* START Records for this task *

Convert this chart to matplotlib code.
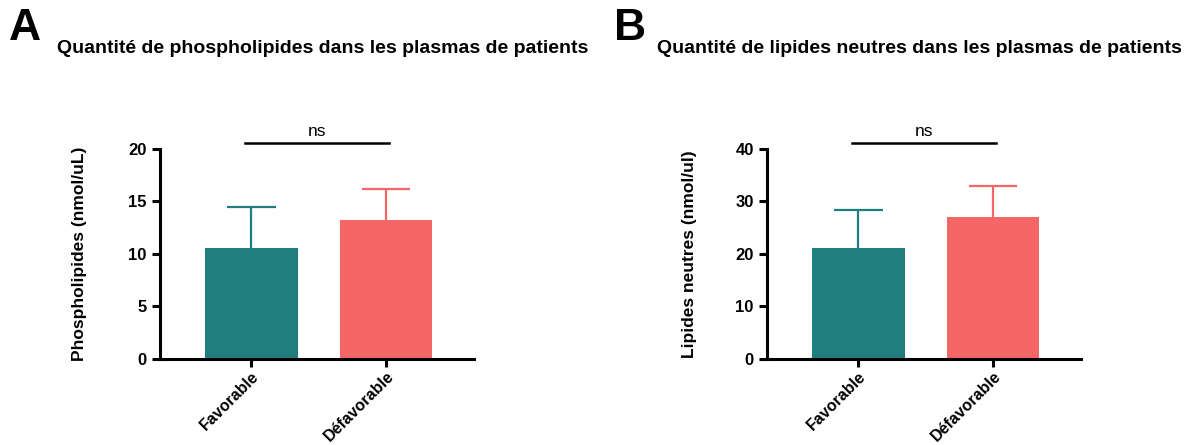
import matplotlib
matplotlib.use("Agg")
import matplotlib.pyplot as plt

plt.rcParams['font.family'] = ['Liberation Sans', 'DejaVu Sans']
plt.rcParams['font.weight'] = 'bold'

groups = ["Favorable", "Défavorable"]
colors = ["#1f7f7e", "#f56767"]

phospho_mean = [10.6, 13.2]
phospho_sd = [3.9, 3.0]
neutral_mean = [21.1, 27.0]
neutral_sd = [7.2, 5.9]

yticks_a = [0, 5, 10, 15, 20]
yticks_b = [0, 10, 20, 30, 40]


def draw_panel(ax, means, sds, yticks, ylabel, ns_y, labelpad):
    x = range(len(groups))
    ax.bar(x, means, width=0.69, color=colors, zorder=2)
    for xi, m, s, c in zip(x, means, sds, colors):
        ax.vlines(xi, m, m + s, color=c, lw=1.6, zorder=1)
        ax.hlines(m + s, xi - 0.18, xi + 0.18, color=c, lw=1.6, zorder=1)

    ax.set_xlim(-0.68, 1.654)
    ax.set_ylim(yticks[0], yticks[-1])
    ax.set_yticks(yticks)
    ax.set_xticks(list(x))
    ax.set_xticklabels(groups, rotation=45, ha='right', va='top',
                       rotation_mode='anchor', fontsize=11.5, fontweight='bold')
    ax.tick_params(axis='y', labelsize=12, width=2.2, length=6)
    ax.tick_params(axis='x', width=2.2, length=6, pad=1)
    for lab in ax.get_yticklabels():
        lab.set_fontweight('bold')
    ax.set_ylabel(ylabel, fontsize=12.5, fontweight='bold', labelpad=labelpad)

    for side in ['top', 'right']:
        ax.spines[side].set_visible(False)
    for side in ['left', 'bottom']:
        ax.spines[side].set_linewidth(2.2)

    # significance bar between the two groups
    ax.plot([-0.05, 1.02], [ns_y, ns_y], color='black', lw=1.8, clip_on=False)
    ax.text(0.485, ns_y * 1.02, "ns", ha='center', va='bottom', fontsize=12.5,
            fontweight='normal')


fig = plt.figure(figsize=(11.99, 4.45), dpi=100)
ax_a = fig.add_axes([0.1334, 0.1933, 0.2619, 0.4719])
ax_b = fig.add_axes([0.6397, 0.1933, 0.2619, 0.4719])

draw_panel(ax_a, phospho_mean, phospho_sd, yticks_a,
           "Phospholipides (nmol/uL)", 20.57, 30)
draw_panel(ax_b, neutral_mean, neutral_sd, yticks_b,
           "Lipides neutres (nmol/ul)", 41.1, 28)

fig.text(0.007, 0.935, "A", fontsize=32, fontweight='bold', va='center')
fig.text(0.512, 0.935, "B", fontsize=32, fontweight='bold', va='center')
fig.text(0.0475, 0.892, "Quantité de phospholipides dans les plasmas de patients",
         fontsize=14, fontweight='bold', va='center')
fig.text(0.548, 0.892, "Quantité de lipides neutres dans les plasmas de patients",
         fontsize=14, fontweight='bold', va='center')

fig.savefig("out.png", dpi=100)
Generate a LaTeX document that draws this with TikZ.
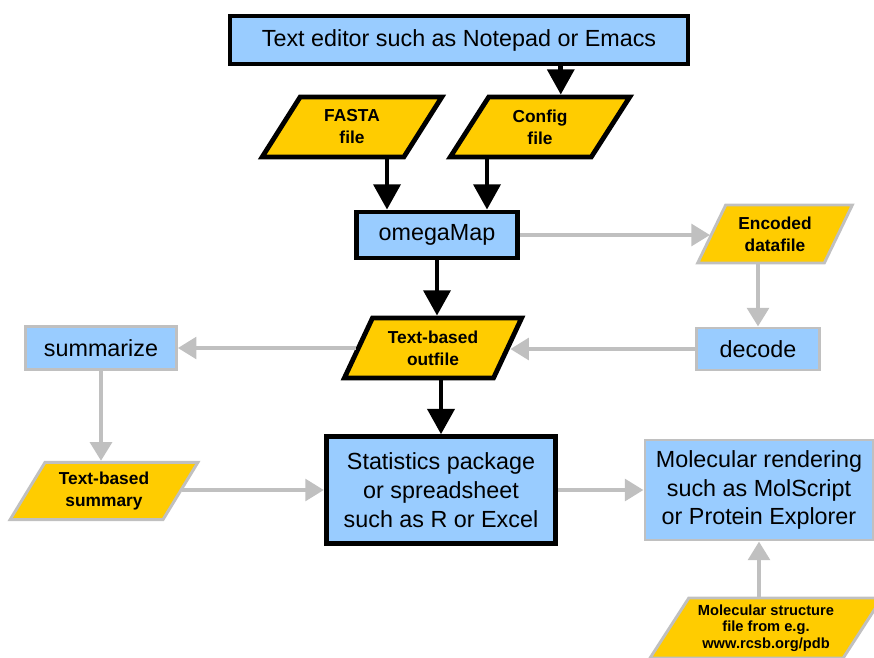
\documentclass[tikz,border=0pt]{standalone}
\usepackage{fontspec}
\setmainfont{Liberation Sans}
\usetikzlibrary{shapes.geometric,arrows.meta,positioning}
\definecolor{boxblue}{HTML}{99CCFF}
\definecolor{filegold}{HTML}{FFCC00}
\definecolor{linegray}{HTML}{C0C0C0}
\tikzset{
    prog/.style={rectangle,draw=black,line width=3.6pt,fill=boxblue,align=center,inner sep=2pt,
                 font=\fontsize{17.5}{21.5}\selectfont},
    tool/.style={prog,draw=linegray,line width=2.2pt},
    datafile/.style={trapezium,trapezium left angle=60,trapezium right angle=120,trapezium stretches=true,
                     draw=black,line width=3.6pt,fill=filegold,align=center,inner sep=1pt,
                     font=\bfseries\fontsize{13}{16.5}\selectfont},
    sidefile/.style={datafile,draw=linegray,line width=2.2pt},
    main/.style={line width=3.6pt,-{Triangle[width=20pt,length=19pt]}},
    side/.style={draw=linegray,line width=3.6pt,-{Triangle[width=16pt,length=14pt]}}
}

\begin{document}
\begin{tikzpicture}[x=0.75pt,y=-0.75pt]
    \clip (0,0) rectangle (874,657);
    % programs
    \node[prog,minimum width=343.5pt,minimum height=36pt] (editor) at (459,40) {Text editor such as Notepad or Emacs};
    \node[prog,minimum width=121pt,minimum height=34.5pt] (omega) at (437,235) {omegaMap};
    \node[prog,minimum width=172pt,minimum height=80pt] (stats) at (441,490) {Statistics package\\or spreadsheet\\such as R or Excel};
    \node[tool,minimum width=92pt,minimum height=31.5pt] (decode) at (758,349) {decode};
    \node[tool,minimum width=113pt,minimum height=32pt] (summ) at (101,348) {summarize};
    \node[tool,minimum width=171pt,minimum height=75pt] (molr) at (759,490) {Molecular rendering\\such as MolScript\\or Protein Explorer};
    % files
    \node[datafile,minimum width=135pt,minimum height=45pt] (fasta) at (352,127) {FASTA\\file};
    \node[datafile,minimum width=135pt,minimum height=45pt] (cfg) at (540,127) {Config\\file};
    \node[datafile,minimum width=133pt,minimum height=45pt] (outfile) at (433,348) {Text-based\\outfile};
    \node[sidefile,minimum width=116pt,minimum height=43.5pt] (enc) at (775,234) {Encoded\\datafile};
    \node[sidefile,minimum width=141pt,minimum height=43pt,trapezium left angle=56,trapezium right angle=124] (summary) at (104,491) {Text-based\\summary};
    \node[sidefile,minimum width=174pt,minimum height=45pt,trapezium left angle=55,trapezium right angle=125,
          font=\bfseries\fontsize{11}{12.5}\selectfont] (struct) at (766,628) {Molecular structure\\file from e.g.\\www.rcsb.org/pdb};
    % main path
    \coordinate (inL) at ([xshift=-37.5pt]omega.north);
    \coordinate (inR) at ([xshift=37.5pt]omega.north);
    \draw[main] (editor.south -| cfg.top side) -- (cfg.top side);
    \draw[main] (fasta.south -| inL) -- (inL);
    \draw[main] (cfg.south -| inR) -- (inR);
    \draw[main] (omega.south) -- (omega.south |- outfile.north);
    \draw[main] (stats.north |- outfile.south) -- (stats.north);
    % side paths
    \draw[side] (omega.east) -- (omega.east -| enc.left side);
    \draw[side] (enc.bottom side -| decode.north) -- (decode.north);
    \draw[side] (decode.west) -- (decode.west -| outfile.right side);
    \draw[side] (outfile.left side |- summ.east) -- (summ.east);
    \draw[side] (summ.south) -- (summ.south |- summary.top side);
    \draw[side] (summary.right side |- stats.west) -- (stats.west);
    \draw[side] (stats.east) -- (molr.west);
    \draw[side] (struct.top side -| molr.south) -- (molr.south);
\end{tikzpicture}
\end{document}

* END Records for this task *

> _Directive_:
Restate exactly, please, only the lines between the start of the data and the line containing "fontweight='normal')", both ends included, skipping the pictures.

> _Response to this task_:
Convert this chart to matplotlib code.
import matplotlib
matplotlib.use("Agg")
import matplotlib.pyplot as plt

plt.rcParams['font.family'] = ['Liberation Sans', 'DejaVu Sans']
plt.rcParams['font.weight'] = 'bold'

groups = ["Favorable", "Défavorable"]
colors = ["#1f7f7e", "#f56767"]

phospho_mean = [10.6, 13.2]
phospho_sd = [3.9, 3.0]
neutral_mean = [21.1, 27.0]
neutral_sd = [7.2, 5.9]

yticks_a = [0, 5, 10, 15, 20]
yticks_b = [0, 10, 20, 30, 40]


def draw_panel(ax, means, sds, yticks, ylabel, ns_y, labelpad):
    x = range(len(groups))
    ax.bar(x, means, width=0.69, color=colors, zorder=2)
    for xi, m, s, c in zip(x, means, sds, colors):
        ax.vlines(xi, m, m + s, color=c, lw=1.6, zorder=1)
        ax.hlines(m + s, xi - 0.18, xi + 0.18, color=c, lw=1.6, zorder=1)

    ax.set_xlim(-0.68, 1.654)
    ax.set_ylim(yticks[0], yticks[-1])
    ax.set_yticks(yticks)
    ax.set_xticks(list(x))
    ax.set_xticklabels(groups, rotation=45, ha='right', va='top',
                       rotation_mode='anchor', fontsize=11.5, fontweight='bold')
    ax.tick_params(axis='y', labelsize=12, width=2.2, length=6)
    ax.tick_params(axis='x', width=2.2, length=6, pad=1)
    for lab in ax.get_yticklabels():
        lab.set_fontweight('bold')
    ax.set_ylabel(ylabel, fontsize=12.5, fontweight='bold', labelpad=labelpad)

    for side in ['top', 'right']:
        ax.spines[side].set_visible(False)
    for side in ['left', 'bottom']:
        ax.spines[side].set_linewidth(2.2)

    # significance bar between the two groups
    ax.plot([-0.05, 1.02], [ns_y, ns_y], color='black', lw=1.8, clip_on=False)
    ax.text(0.485, ns_y * 1.02, "ns", ha='center', va='bottom', fontsize=12.5,
            fontweight='normal')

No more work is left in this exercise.